I had a disability — obsessive-compulsive disorder. If I’d asked for an accommodation, the Americans with Disabilities Act (ADA) would have required my employer to work with me to find one that enabled me to perform the essential functions of my job — in this case, overseeing the wedding files. In HR, we call this the interactive process.

But I didn’t request an accommodation. I couldn’t think of anything my employer could do to help me, and, anyway, I didn’t know that the ADA existed and entitled me to certain protections. I did consider asking my boss if someone else could be assigned responsibility for weddings, but that seemed unfair of me to suggest, so I didn’t. If I had asked, my employer could have said no, legally. Reassigning essential job duties isn’t required by the ADA.
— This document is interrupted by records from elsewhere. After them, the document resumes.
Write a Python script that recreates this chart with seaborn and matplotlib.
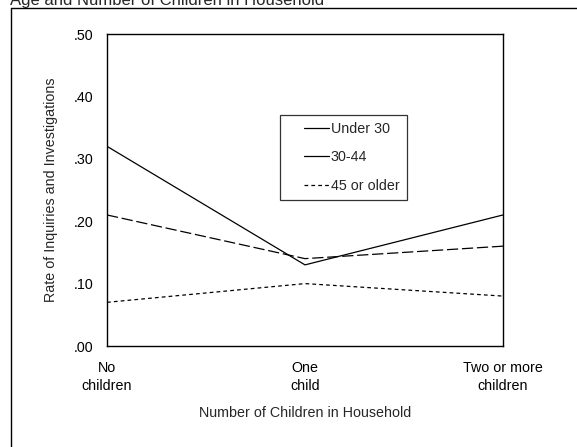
import matplotlib
matplotlib.use("Agg")
import matplotlib.pyplot as plt
from matplotlib.lines import Line2D
from matplotlib.legend_handler import HandlerLine2D
import numpy as np
import pandas as pd
import seaborn as sns

# Rates of inquiries and investigations by age group and household size
categories = ["No\nchildren", "One\nchild", "Two or more\nchildren"]
under_30 = [0.32, 0.13, 0.21]
age_30_44 = [0.21, 0.14, 0.16]
age_45_plus = [0.07, 0.10, 0.08]
groups = ["Under 30", "30-44", "45 or older"]
y_ticks = [0.0, 0.1, 0.2, 0.3, 0.4, 0.5]
y_tick_labels = [".00", ".10", ".20", ".30", ".40", ".50"]

df = pd.DataFrame({
    "children": categories * 3,
    "rate": under_30 + age_30_44 + age_45_plus,
    "group": [g for g in groups for _ in categories],
})

sns.set_style("white")
plt.rcParams["font.family"] = ["Liberation Sans", "DejaVu Sans"]
FS = 10.3

W, H = 577, 447
fig = plt.figure(figsize=(W / 100, H / 100), dpi=100)
ax = fig.add_axes([107 / W, 1 - 346 / H, (503 - 107) / W, (346 - 34) / H])

dash_styles = {"Under 30": "", "30-44": (9, 3), "45 or older": (3, 2.5)}
sns.lineplot(data=df, x="children", y="rate", hue="group", style="group",
             palette=["black"] * 3, dashes=dash_styles, sort=False,
             linewidth=0.9, ax=ax, legend=False)

ax.set_xlim(0, 2)
ax.set_ylim(0, 0.5)
ax.set_yticks(y_ticks)
ax.set_yticklabels(y_tick_labels)
ax.set_xticks(range(len(categories)))
ax.set_xticklabels(categories, linespacing=1.35)
ax.tick_params(axis="both", length=0, labelsize=FS, colors="black")
ax.tick_params(axis="y", pad=10)
ax.tick_params(axis="x", pad=11)
for s in ax.spines.values():
    s.set_visible(True)
    s.set_color("black")
    s.set_linewidth(1.0)

ax.set_xlabel("Number of Children in Household", fontsize=FS, labelpad=9)
ax.set_ylabel("Rate of Inquiries and Investigations", fontsize=FS, labelpad=11)


class ShortHandler(HandlerLine2D):
    def get_xdata(self, legend, xdescent, ydescent, width, height, fontsize):
        x = np.array([-xdescent + width * 0.4, -xdescent + width])
        return x, x


handles = [Line2D([0], [0], color="black", lw=0.9, linestyle="-"),
           Line2D([0], [0], color="black", lw=0.9, linestyle="-"),
           Line2D([0], [0], color="black", lw=0.9, linestyle=(0, (3, 2.5)))]
leg = ax.legend(handles, groups, loc="upper left",
                bbox_to_anchor=((280 - 107) / 396, (346 - 115) / 312),
                frameon=True, fancybox=False, shadow=False, fontsize=FS,
                handlelength=2.9, handletextpad=0.15, labelspacing=1.0,
                borderpad=0.5, borderaxespad=0,
                handler_map={h: ShortHandler() for h in handles})
leg.get_frame().set_edgecolor("black")
leg.get_frame().set_linewidth(0.9)

# Outer frame and the heading above it
fig.add_artist(Line2D([11 / W, 1.0], [1 - 8 / H, 1 - 8 / H],
                      transform=fig.transFigure, color="black", lw=1.0))
fig.add_artist(Line2D([11 / W, 11 / W], [0.0, 1 - 8 / H],
                      transform=fig.transFigure, color="black", lw=1.0))
fig.text(10 / W, 1 - 5 / H, "Age and Number of Children in Household",
         fontsize=12, ha="left", va="baseline")

fig.savefig("out.png", dpi=100, facecolor="white")
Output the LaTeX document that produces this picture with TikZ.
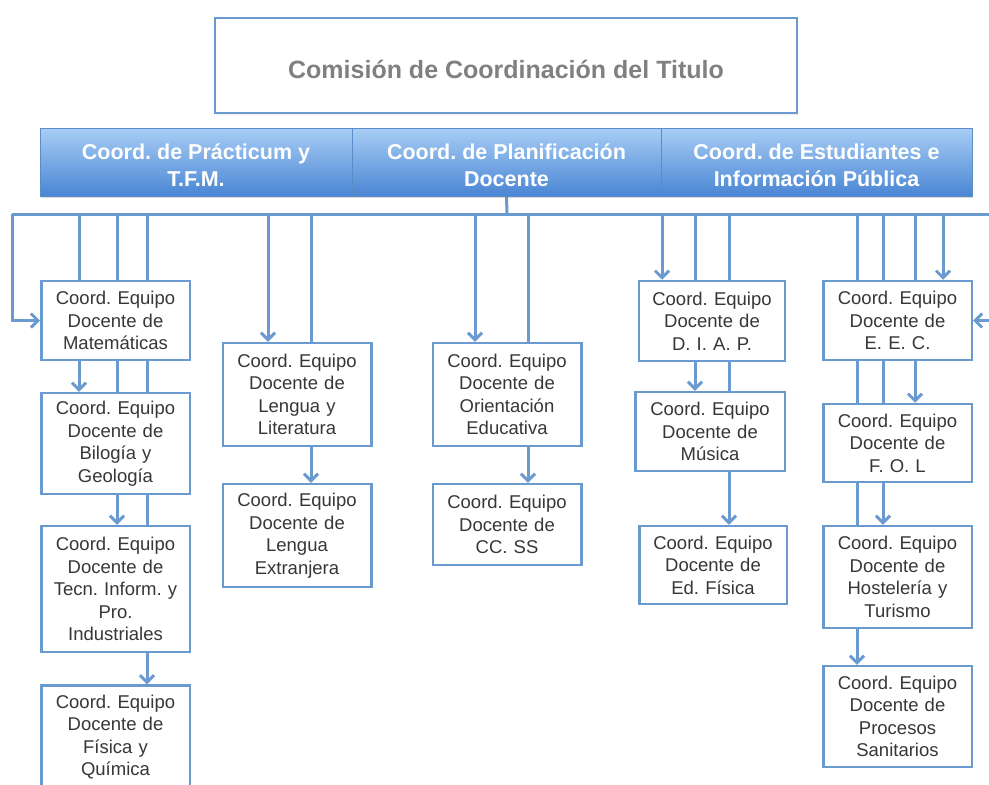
\documentclass[tikz,border=0pt]{standalone}
\usepackage{fontspec}
\setmainfont{Liberation Sans}
\usetikzlibrary{arrows.meta,shadows}
\pgfdeclarelayer{background}
\pgfsetlayers{background,main}
\definecolor{lnc}{RGB}{106,154,208}
\definecolor{txt}{RGB}{55,55,55}
\definecolor{ttl}{RGB}{128,128,128}
\definecolor{bartop}{RGB}{168,205,245}
\definecolor{barbot}{RGB}{74,134,212}
\definecolor{barline}{RGB}{90,140,200}
\newcommand{\lowered}[1]{\raisebox{-3.5pt}[\height][\depth]{#1}}
\newcommand{\bartext}[1]{\lowered{\parbox{295pt}{\centering #1}}}
\begin{document}
\frenchspacing
\begin{tikzpicture}[x=1pt,y=-1pt,
  box/.style={draw=lnc, line width=2.5pt, fill=white, minimum width=148.5pt,
    text width=146pt, align=center, inner sep=0pt, text=txt,
    font=\fontsize{18.5}{22.5}\selectfont},
  barbox/.style={draw=barline, line width=0.8pt, top color=bartop, bottom color=barbot,
    minimum height=68pt, inner sep=0pt, text=white,
    font=\bfseries\fontsize{21.5}{27}\selectfont},
  titlebox/.style={draw=lnc, line width=2pt, fill=white, minimum width=582pt,
    minimum height=95pt, inner sep=0pt, text=ttl,
    font=\bfseries\fontsize{25}{30}\selectfont},
  conn/.style={draw=lnc, line width=3pt, line join=miter},
  arr/.style={conn, -{Straight Barb[length=7pt,width=14pt,line width=3pt]}}]
\useasboundingbox (0,0) rectangle (989,785);
\clip (0,0) rectangle (989,785);

% title and bar
\node[titlebox, drop shadow={opacity=0.15, shadow xshift=1pt, shadow yshift=-1.5pt}] (title) at (506,65.5) {\lowered{Comisión de Coordinación del Titulo}};
\node[barbox, minimum width=312pt, drop shadow={opacity=0.3, shadow xshift=1pt, shadow yshift=-2pt}] (bar1) at (196,162) {\bartext{Coord. de Prácticum y\\T.F.M.}};
\node[barbox, minimum width=309pt, drop shadow={opacity=0.3, shadow xshift=1pt, shadow yshift=-2pt}] (bar2) at (506.5,162) {\bartext{Coord. de Planificación\\Docente}};
\node[barbox, minimum width=311pt, drop shadow={opacity=0.3, shadow xshift=1pt, shadow yshift=-2pt}] (bar3) at (816.5,162) {\bartext{Coord. de Estudiantes e\\Información Pública}};

% column 1
\node[box, minimum height=79pt] (mat) at (115.5,320.5) {Coord. Equipo\\Docente de\\Matemáticas};
\node[box, minimum height=101pt] (bio) at (115.5,443.5) {Coord. Equipo\\Docente de\\Bilogía y\\Geología};
\node[box, minimum height=126pt] (tec) at (115.5,589) {Coord. Equipo\\Docente de\\Tecn. Inform. y\\Pro.\\Industriales};
\node[box, minimum height=103pt] (fis) at (115.5,737) {Coord. Equipo\\Docente de\\Física y\\Química};
% column 2
\node[box, minimum height=103pt] (lyl) at (297,394.5) {Coord. Equipo\\Docente de\\Lengua y\\Literatura};
\node[box, minimum height=103pt] (lex) at (297,535.5) {Coord. Equipo\\Docente de\\Lengua\\Extranjera};
% column 3
\node[box, minimum height=103pt] (ori) at (507,394.5) {Coord. Equipo\\Docente de\\Orientación\\Educativa};
\node[box, minimum height=81pt] (ccs) at (507,524.5) {Coord. Equipo\\Docente de\\CC. SS};
% column 4
\node[box, minimum width=145.5pt, minimum height=80pt] (dia) at (712,321) {Coord. Equipo\\Docente de\\D. I. A. P.};
\node[box, minimum width=149.5pt, minimum height=79pt] (mus) at (710,431.5) {Coord. Equipo\\Docente de\\Música};
\node[box, minimum width=147.5pt, minimum height=78pt] (edf) at (713,565) {Coord. Equipo\\Docente de\\Ed. Física};
% column 5
\node[box, minimum height=79pt] (eec) at (897.5,320.5) {Coord. Equipo\\Docente de\\E. E. C.};
\node[box, minimum height=78pt] (fol) at (897.5,443) {Coord. Equipo\\Docente de\\F. O. L};
\node[box, minimum height=102pt] (hos) at (897.5,577) {Coord. Equipo\\Docente de\\Hostelería y\\Turismo};
\node[box, minimum height=101pt] (pro) at (897.5,716.5) {Coord. Equipo\\Docente de\\Procesos\\Sanitarios};

\begin{pgfonlayer}{background}
  \coordinate (hub) at (507,214);
  \coordinate (L) at (12,214);
  \coordinate (R) at (993,214);
  \draw[conn] (bar2.south) -- (hub);
  \draw[conn] (L) -- (R);
  \draw[arr] (L) |- (mat.west);
  \draw[arr] (R) |- (eec.east);
  \foreach \x/\t in {79/bio,117/tec,147/fis,268/lyl,311/lex,475/ori,528/ccs,
                     662/dia,695/mus,729/edf,857/pro,883/hos,915/fol,943/eec}{
    \coordinate (t\t) at (\x,214);
    \draw[arr] (t\t) -- (t\t |- \t.north);
  }
\end{pgfonlayer}
\end{tikzpicture}
\end{document}
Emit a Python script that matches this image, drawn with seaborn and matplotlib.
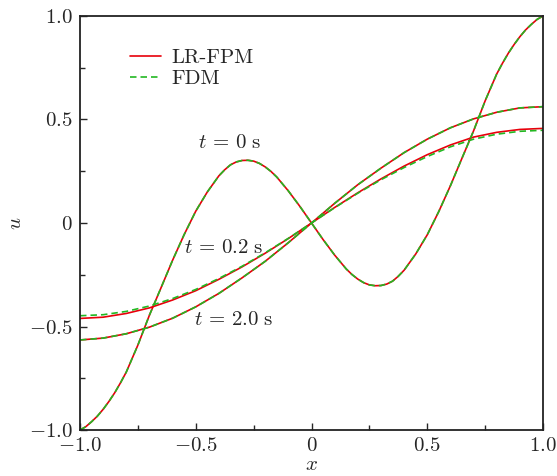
import numpy as np
import pandas as pd
import matplotlib
matplotlib.use("Agg")
import matplotlib.pyplot as plt
from matplotlib.lines import Line2D
from matplotlib.ticker import MultipleLocator, FuncFormatter
import seaborn as sns

# Values
x_fine = [-1.0, -0.975, -0.95, -0.925, -0.9, -0.875, -0.85, -0.825, -0.8, -0.75, -0.7, -0.65,
          -0.6, -0.55, -0.5, -0.45, -0.4, -0.375, -0.35, -0.325, -0.3, -0.275, -0.25, -0.225,
          -0.2, -0.175, -0.15, -0.1, -0.05, 0.0,
          0.05, 0.1, 0.15, 0.175, 0.2, 0.225, 0.25, 0.275, 0.3, 0.325, 0.35, 0.375, 0.4,
          0.45, 0.5, 0.55, 0.6, 0.65, 0.7, 0.75, 0.8, 0.825, 0.85, 0.875, 0.9, 0.925,
          0.95, 0.975, 1.0]
u_t0 = [-1.0, -0.984, -0.96, -0.933, -0.90, -0.862, -0.82, -0.772, -0.72, -0.59, -0.445, -0.313,
        -0.18, -0.056, 0.057, 0.15, 0.228, 0.257, 0.281, 0.295, 0.302, 0.303, 0.299, 0.288,
        0.271, 0.249, 0.222, 0.155, 0.08, 0.0,
        -0.08, -0.155, -0.222, -0.249, -0.271, -0.288, -0.299, -0.303, -0.302, -0.295, -0.281, -0.257, -0.228,
        -0.15, -0.057, 0.056, 0.18, 0.313, 0.445, 0.59, 0.72, 0.772, 0.82, 0.862, 0.90, 0.933,
        0.96, 0.984, 1.0]

x_coarse = [-1.0, -0.9, -0.8, -0.7, -0.6, -0.5, -0.4, -0.3, -0.2, -0.1, 0.0,
            0.1, 0.2, 0.3, 0.4, 0.5, 0.6, 0.7, 0.8, 0.9, 1.0]
u_t02_fpm = [-0.461, -0.455, -0.437, -0.41, -0.372, -0.327, -0.272, -0.212, -0.146, -0.075, 0.0,
             0.075, 0.146, 0.213, 0.275, 0.33, 0.377, 0.415, 0.438, 0.452, 0.457]
u_t02_fdm = [-0.448, -0.443, -0.427, -0.401, -0.365, -0.321, -0.268, -0.209, -0.144, -0.074, 0.0,
             0.074, 0.144, 0.209, 0.268, 0.321, 0.368, 0.405, 0.429, 0.443, 0.448]
u_t2 = [-0.565, -0.556, -0.535, -0.503, -0.46, -0.405, -0.34, -0.265, -0.185, -0.095, 0.0,
        0.095, 0.185, 0.265, 0.34, 0.405, 0.46, 0.503, 0.535, 0.556, 0.562]

methods = ["LR-FPM", "FDM"]
colors = {"LR-FPM": "#e8000b", "FDM": "#22b822"}
fs = 15

frames = []
for m in methods:
    frames.append(pd.DataFrame({"x": x_fine, "u": u_t0, "method": m, "time": "0"}))
    frames.append(pd.DataFrame({"x": x_coarse, "u": u_t02_fpm if m == "LR-FPM" else u_t02_fdm,
                                "method": m, "time": "0.2"}))
    frames.append(pd.DataFrame({"x": x_coarse, "u": u_t2, "method": m, "time": "2.0"}))
df = pd.concat(frames, ignore_index=True)

sns.set_style("ticks")
plt.rcParams.update({
    "font.family": "serif",
    "font.serif": ["cmr10", "DejaVu Serif"],
    "mathtext.fontset": "cm",
    "axes.formatter.use_mathtext": True,
    "axes.unicode_minus": False,
})

fig = plt.figure(figsize=(5.57, 4.76), dpi=100)
ax = fig.add_axes([0.1436, 0.0966, 0.8313, 0.8698])

sns.lineplot(data=df, x="x", y="u", hue="method", style="method", units="time",
             estimator=None, sort=False, hue_order=methods, style_order=methods,
             palette=colors, dashes={"LR-FPM": "", "FDM": (3.9, 2.4)},
             linewidth=1.2, legend=False, ax=ax)

ax.set_xlim(-1, 1)
ax.set_ylim(-1, 1)
for axis in (ax.xaxis, ax.yaxis):
    axis.set_major_locator(MultipleLocator(0.5))
    axis.set_minor_locator(MultipleLocator(0.25))
    axis.set_major_formatter(FuncFormatter(lambda v, p: "$0$" if abs(v) < 1e-9 else f"${v:.1f}$"))
ax.tick_params(which="both", direction="in", top=False, right=False, width=1.0,
               labelsize=fs, pad=5)
ax.tick_params(which="major", length=5)
ax.tick_params(which="minor", length=3.5)
for s in ax.spines.values():
    s.set_linewidth(1.3)
    s.set_color("#222222")

ax.set_xlabel("$x$", fontsize=fs, labelpad=1)
ax.set_ylabel("$u$", fontsize=fs, labelpad=3)

ax.text(-0.352, 0.385, r"$t\,=\,0\ \mathrm{s}$", fontsize=fs, ha="center", va="center")
ax.text(-0.381, -0.122, r"$t\,=\,0.2\ \mathrm{s}$", fontsize=fs, ha="center", va="center")
ax.text(-0.336, -0.469, r"$t\,=\,2.0\ \mathrm{s}$", fontsize=fs, ha="center", va="center")

handles = [Line2D([], [], color=colors["LR-FPM"], lw=1.2),
           Line2D([], [], color=colors["FDM"], lw=1.2, dashes=(3.9, 2.4))]
ax.legend(handles, methods, loc="upper left", bbox_to_anchor=(0.108, 0.922),
          frameon=False, fontsize=fs, borderpad=0, borderaxespad=0,
          handlelength=1.5, handletextpad=0.5, labelspacing=0.12)

fig.savefig("out.png", dpi=100)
For all the good it does — and it does a lot of good — the ADA didn’t come to my aid. It fails to help a lot of people with disabilities. Accommodations don’t always work. Even when accommodations enable people to do their jobs, their jobs may exacerbate their disabilities. Also, many people keep their disabilities a secret, fearing retaliation, discrimination, or being perceived as a burden. And the ADA applies only to employers with 15 or more employees, so many employees with disabilities aren’t protected.

How We Can Be More Accommodating

Given the limits of the law, it falls on us to do better. How can we be more supportive?

First, we need to build trust and reduce fear. Rebecca Cokley, a disability rights activist and program officer at the Ford Foundation, encourages employers to be a “solution oriented partner instead of someone who treats workers with disabilities as a burden.” Employers can do this, she suggests, by talking openly and transparently about “the use of accommodations as an asset for the organization” and by managers and senior leaders disclosing their own disabilities. 

Second, employers can change the way they approach accommodations. Compliance isn’t the limit — not if we’re serious about making life and work better for people with disabilities. In my case, while my employer had no legal obligation to reassign the wedding files, it theoretically could have if I had wanted or asked for that. In other cases, trying out requested accommodations, even if they appear to be a long shot (or an undue hardship), may give people just the support they need (and may prove not to be a hardship for the employer after all).

Third, we need to ensure that high costs and time constraints don’t keep people from getting the medical care they need. Health care benefits and paid time off are both invaluable here, especially for those with disabilities, who generally experience poorer health and additional barriers to getting the support they need and who are at greater risk of poor outcomes from Covid.

Finally, keeping someone in a job isn’t always a reasonable goal. And it shouldn’t be. Sometimes people stay in jobs that add to their anguish, pain, or injury because they can’t find a feasible way out. Could we, as a society, make it easier for people with disabilities to leave jobs that cause them harm? What about expanding the reasons someone can receive unemployment? What other creative solutions could we find?

For my part, I needed therapy and medication to do my job without feeling terrible and wasting lots of time — at home and in the office. My boss also forbade me from checking the wedding files on any day except Wednesday. That helped too. Once I got the support I needed, I could think about the wedding files without a rush of anxiety. I could watch wedding scenes in movies and video games without my mind turning to some imagined error buried in a wedding file in my office. And I stopped compulsively checking those files. Mostly.

Overall, I was happier. And I did better work. A win-win.